Ancak bazı sporcular, bu uygulamanın turnuvanın “geleneksel yapısının” bir parçası olduğunu belirterek, kuralların önceden bilindiğini ve herkes için geçerli olduğunu savunuyor.
Wimbledon gibi yüksek profilli bir turnuvada, seyirci deneyimi de en az oyuncular kadar önem taşıyor. Gece geç saatlerde oynanan maçlara bilet alan izleyiciler, karşılaşmanın tamamlanmadan ertelenmesinden şikâyetçi olabiliyor. Özellikle sıkı geçen maçlarda maçın bölünmesi, izleyicinin atmosferle bağ kurmasını da etkiliyor.
Bu yıl yaşanan bazı maçlarda tribünlerden yükselen protesto sesleri, seyircilerin kuraldan memnun olmadığını açıkça gösterdi. Turnuva organizasyonunun bu konuda bir esneklik tanıyıp tanımayacağı ise ilerleyen günlerde netlik kazanacak.
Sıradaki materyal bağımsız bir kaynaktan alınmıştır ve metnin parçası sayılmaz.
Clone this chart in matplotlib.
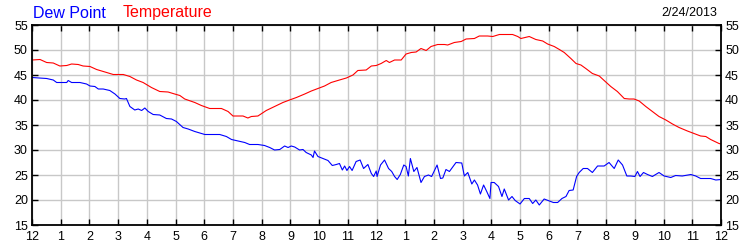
import matplotlib
matplotlib.use("Agg")
import matplotlib.pyplot as plt

# hours since midnight, values in deg F
temp_hours = [0, 0.28, 0.51, 0.74, 0.97, 1.21, 1.38, 1.61, 1.78, 2.02, 2.25, 2.6, 2.83, 3.18,
              3.41, 3.64, 3.87, 4.16, 4.45, 4.74, 4.97, 5.15, 5.32, 5.67, 5.9, 6.19, 6.6,
              6.83, 7.0, 7.35, 7.52, 7.64, 7.87, 8.16, 8.45, 8.74, 8.97, 9.21, 9.5, 9.73,
              9.96, 10.19, 10.42, 10.71, 10.95, 11.18, 11.35, 11.64, 11.82, 11.99, 12.16,
              12.34, 12.45, 12.63, 12.86, 13.03, 13.21, 13.38, 13.55, 13.73, 13.9, 14.13,
              14.37, 14.48, 14.71, 14.95, 15.12, 15.41, 15.58, 15.87, 16.05, 16.28, 16.74,
              16.92, 17.03, 17.32, 17.55, 17.79, 17.96, 18.19, 18.37, 18.54, 18.77, 18.95,
              19.12, 19.29, 19.52, 19.76, 19.93, 20.16, 20.39, 20.63, 20.8, 20.97, 21.15,
              21.38, 21.61, 21.84, 22.08, 22.31, 22.54, 22.83, 23.06, 23.29, 23.47, 23.64,
              23.93, 24.0]
temperature = [48.0, 48.1, 47.5, 47.4, 46.8, 46.9, 47.2, 47.1, 46.8, 46.7, 46.1, 45.5, 45.1, 45.1,
               44.7, 44.0, 43.5, 42.5, 41.7, 41.6, 41.2, 40.9, 40.2, 39.5, 38.9, 38.3, 38.3,
               37.7, 36.8, 36.8, 36.4, 36.7, 36.8, 37.9, 38.7, 39.5, 40.0, 40.5, 41.2, 41.8,
               42.3, 42.8, 43.5, 44.0, 44.4, 45.0, 45.9, 46.0, 46.8, 46.9, 47.3, 47.9, 47.5,
               48.0, 48.0, 49.2, 49.5, 49.6, 50.3, 49.9, 50.7, 51.1, 51.1, 51.0, 51.5, 51.7,
               52.2, 52.3, 52.8, 52.8, 52.7, 53.1, 53.1, 52.7, 52.3, 52.7, 52.1, 51.8, 51.2,
               50.7, 50.1, 49.5, 48.3, 47.3, 47.0, 46.3, 45.3, 44.8, 43.9, 42.7, 41.7, 40.3,
               40.2, 40.2, 39.8, 38.7, 37.7, 36.7, 36.0, 35.2, 34.5, 33.8, 33.3, 32.8, 32.7,
               32.1, 31.3, 31.2]

dew_hours = [0, 0.51, 0.74, 0.86, 1.21, 1.26, 1.38, 1.67, 1.9, 2.02, 2.19, 2.31, 2.48, 2.71,
             2.89, 3.06, 3.23, 3.29, 3.41, 3.58, 3.7, 3.82, 3.93, 4.05, 4.22, 4.45, 4.68,
             4.86, 5.03, 5.26, 5.44, 5.67, 5.9, 6.02, 6.25, 6.54, 6.77, 6.95, 7.18, 7.41,
             7.58, 7.87, 8.1, 8.28, 8.45, 8.63, 8.8, 8.92, 9.03, 9.15, 9.32, 9.44, 9.55,
             9.73, 9.79, 9.84, 9.96, 10.13, 10.31, 10.46, 10.6, 10.71, 10.81, 10.89, 10.97,
             11.06, 11.15, 11.29, 11.43, 11.55, 11.7, 11.82, 11.9, 11.99, 12.02, 12.14,
             12.28, 12.42, 12.53, 12.63, 12.72, 12.83, 12.95, 13.03, 13.11, 13.18, 13.3,
             13.41, 13.55, 13.67, 13.81, 13.92, 14.11, 14.23, 14.31, 14.42, 14.54, 14.77,
             14.97, 15.06, 15.18, 15.32, 15.41, 15.52, 15.62, 15.73, 15.84, 15.95, 15.99,
             16.1, 16.25, 16.37, 16.45, 16.6, 16.72, 16.83, 17.0, 17.15, 17.32, 17.44,
             17.55, 17.67, 17.84, 18.02, 18.16, 18.31, 18.46, 18.6, 18.71, 18.85, 18.97,
             19.06, 19.2, 19.35, 19.52, 19.7, 19.93, 20.1, 20.28, 20.42, 20.57, 20.72,
             20.86, 21.0, 21.09, 21.18, 21.3, 21.44, 21.61, 21.84, 22.02, 22.25, 22.42,
             22.65, 22.95, 23.12, 23.29, 23.64, 23.82, 24.0]
dew_point = [44.5, 44.3, 44.0, 43.5, 43.5, 43.9, 43.5, 43.5, 43.2, 42.8, 42.7, 42.2, 42.2, 41.9,
             41.2, 40.3, 40.2, 40.3, 38.7, 38.0, 38.2, 37.9, 38.4, 37.7, 37.1, 37.0, 36.3,
             36.2, 35.7, 34.5, 34.2, 33.7, 33.3, 33.1, 33.1, 33.1, 32.7, 32.1, 31.8, 31.5,
             31.1, 31.1, 30.9, 30.5, 30.0, 30.1, 30.8, 30.5, 30.8, 30.6, 30.0, 30.1, 29.5,
             29.0, 28.5, 29.8, 28.7, 28.3, 27.9, 26.9, 27.1, 27.3, 26.0, 26.8, 25.9, 26.7,
             25.9, 27.7, 28.0, 26.3, 27.1, 25.3, 24.7, 25.8, 24.7, 27.0, 28.0, 26.3, 25.7,
             24.7, 24.1, 25.1, 27.0, 26.7, 24.8, 28.3, 25.7, 26.5, 23.5, 24.7, 25.0, 24.7,
             27.0, 24.3, 24.4, 26.1, 25.7, 27.5, 27.4, 24.8, 25.5, 23.2, 24.0, 23.0, 21.2,
             23.0, 21.7, 20.3, 23.5, 23.5, 22.7, 20.7, 22.2, 20.0, 20.7, 19.9, 19.2, 20.3,
             20.3, 19.3, 20.0, 19.0, 20.2, 19.8, 19.5, 19.5, 20.3, 20.7, 21.9, 22.0, 24.7,
             25.5, 26.3, 26.3, 25.5, 26.8, 26.8, 27.5, 26.3, 28.0, 27.0, 24.8, 24.8, 24.7,
             25.7, 24.7, 25.5, 25.1, 24.7, 25.5, 24.8, 24.5, 24.9, 24.8, 25.1, 24.8, 24.3,
             24.3, 24.0, 24.1]

x_ticks = list(range(0, 25))
x_labels = ["12", "1", "2", "3", "4", "5", "6", "7", "8", "9", "10", "11",
            "12", "1", "2", "3", "4", "5", "6", "7", "8", "9", "10", "11", "12"]
y_ticks = [15, 20, 25, 30, 35, 40, 45, 50, 55]
date_label = "2/24/2013"

plt.rcParams['font.family'] = ['Liberation Sans', 'DejaVu Sans']

fig = plt.figure(figsize=(7.5, 2.5), dpi=100)
ax = fig.add_axes([32/750, 0.1, 689/750, 0.8])

ax.plot(temp_hours, temperature, color='#ff0000', lw=0.8)
ax.plot(dew_hours, dew_point, color='#0000ff', lw=0.8)

ax.set_xlim(0, 24)
ax.set_ylim(15, 55)
ax.set_xticks(x_ticks)
ax.set_xticklabels(x_labels)
ax.set_yticks(y_ticks)
ax.grid(True, color='#c8c8c8', lw=1)
ax.set_axisbelow(True)

for s in ax.spines.values():
    s.set_color('black')
    s.set_linewidth(1.3)

ax.tick_params(axis='x', which='both', direction='in', top=True, bottom=True,
               length=4, width=1, labelsize=9, pad=4)
ax.tick_params(axis='y', which='both', direction='in', left=True, right=True,
               labelleft=True, labelright=True, length=4, width=1, labelsize=9, pad=3)

fig.text(33/750, 1 - 13/250, "Dew Point", color='#0000ff', fontsize=11.5, va='center', ha='left')
fig.text(123/750, 1 - 13/250, "Temperature", color='#ff0000', fontsize=11.5, va='center', ha='left')
fig.text(717/750, 1 - 13/250, date_label, color='black', fontsize=9, va='center', ha='right')

fig.savefig("out.png", dpi=100)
Wimbledon, şehir merkezinden uzak ve yerleşim bölgeleri içerisinde yer alan bir tesis. Bu nedenle, gece saatlerinde bölgede trafik sıkışıklığı oluşmaması ve çevre sakinlerinin günlük hayatlarının etkilenmemesi amacıyla, maçların belirli bir saatte sonlandırılması gerekiyor. Ayrıca, turnuvanın düzenlendiği semtteki toplu taşıma sistemleri de gece yarısından sonra hizmet vermiyor. Bu nedenle seyircilerin sağlıklı bir şekilde bölgeden ayrılması için zamanında bitiş büyük önem taşıyor.
Turnuva yönetiminin bu kurala sıkı şekilde bağlı kaldığı biliniyor. Ancak artan eleştiriler ve modern tenis takviminde yaşanan yoğunluklar nedeniyle, ilerleyen yıllarda daha esnek bir düzenleme yapılması ihtimali konuşuluyor. Özellikle merkez kortta çatı ve aydınlatma sisteminin bulunması, teknik olarak daha uzun maçlara izin verebilecek bir altyapının var olduğunu gösteriyor.
Coco Gauff Wimbledon’a Veda Etti: “Toprak Zeminden Çime Geçiş Zorladı”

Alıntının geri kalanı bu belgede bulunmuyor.